This document outlines how to report a faulty A3 accelerator-optimized host that is running your artificial intelligence (AI), machine learning (ML) and high performance computing (HPC) workloads. A host, also known as a node, is the physical machine on which your virtual machine (VM) instances are running.
Before you begin
-
To use the REST API samples on this page in a local development environment, you use the credentials you provide to the gcloud CLI.
Install the Google Cloud CLI, then initialize it by running the following command:
gcloud init
For more information, see Authenticate for using REST in the Google Cloud authentication documentation.
- Request access to the faulty host API. To request access, complete the API enablement request form.
Overview
To report a faulty host, the VM instance must be meet the following requirements:
- It must be in a
RUNNING
state. If you try to report a faulty host after deleting the VM, an error message is returned, and the host machine won't be marked as faulty. - The VM must be a part of a reserved block of capacity that was created for you by a technical account manager (TAM).

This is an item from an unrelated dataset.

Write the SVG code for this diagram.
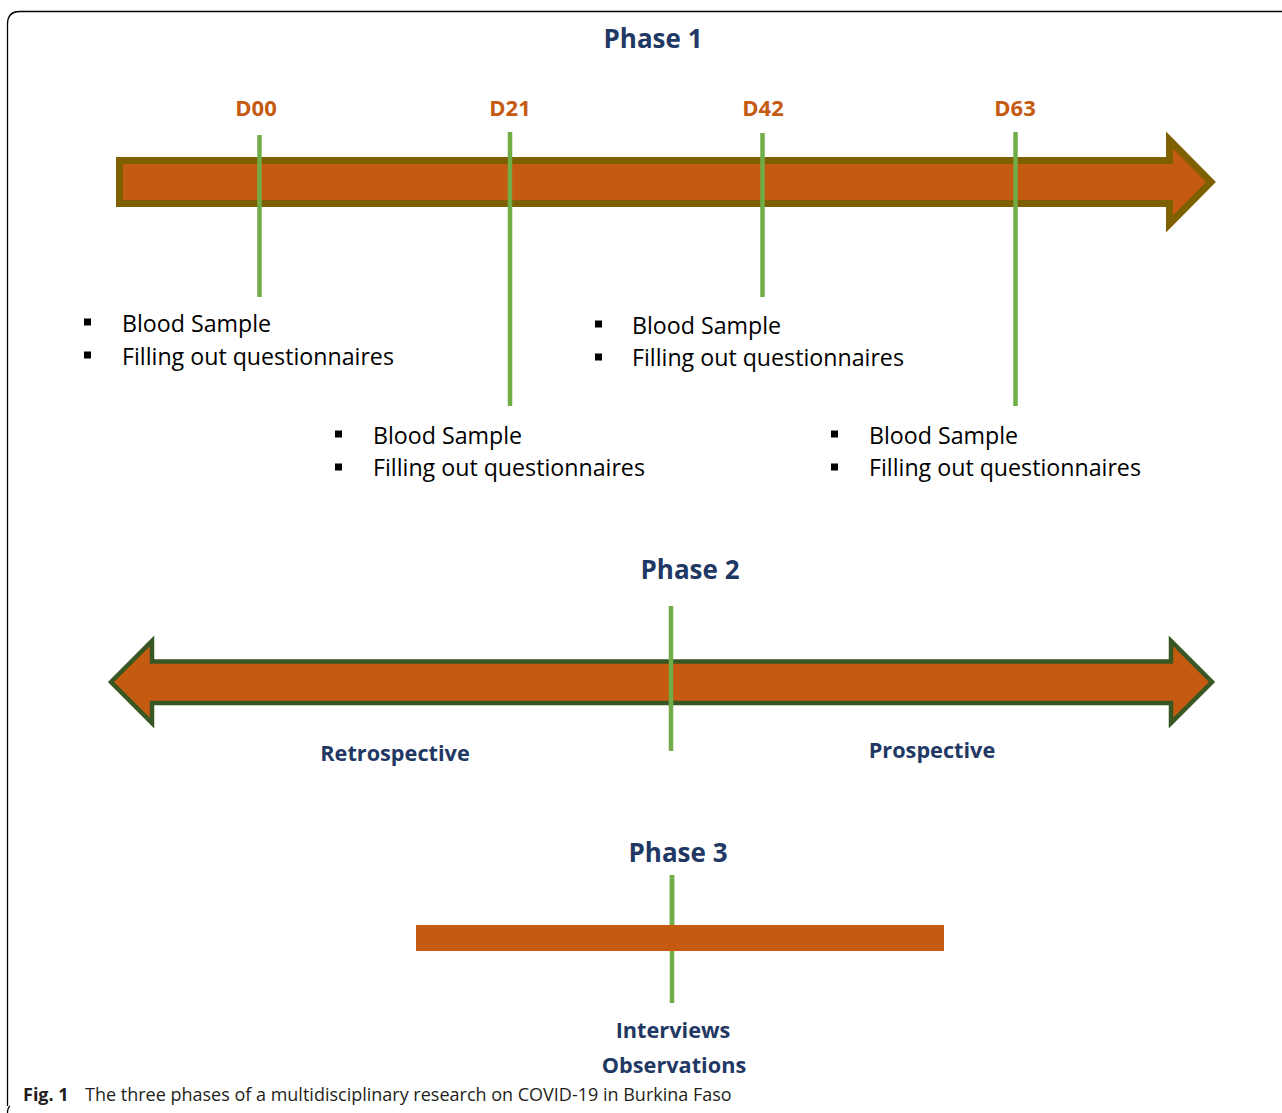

- The VM must be running on an A3 High, A3 Mega, or A3 Ultra machine type.
Limitations
You might be rate-limited on calls to this API based on an evaluation of the health of your blocks.
How it works
When you report a host as faulty, then the following takes place:
- The report faulty host operation starts on the VM instance. At this
stage the VM stays in a
RUNNING
state. This operation takes 10 - 12 minutes. For more details, see Review operations. - The VM instance shuts down.
- Depending on the setting for the
automatically restart
(
automaticRestart
) host maintenance option, one of the following takes place:- If the VM isn't configured to automatically restart, then the VM stays shutdown.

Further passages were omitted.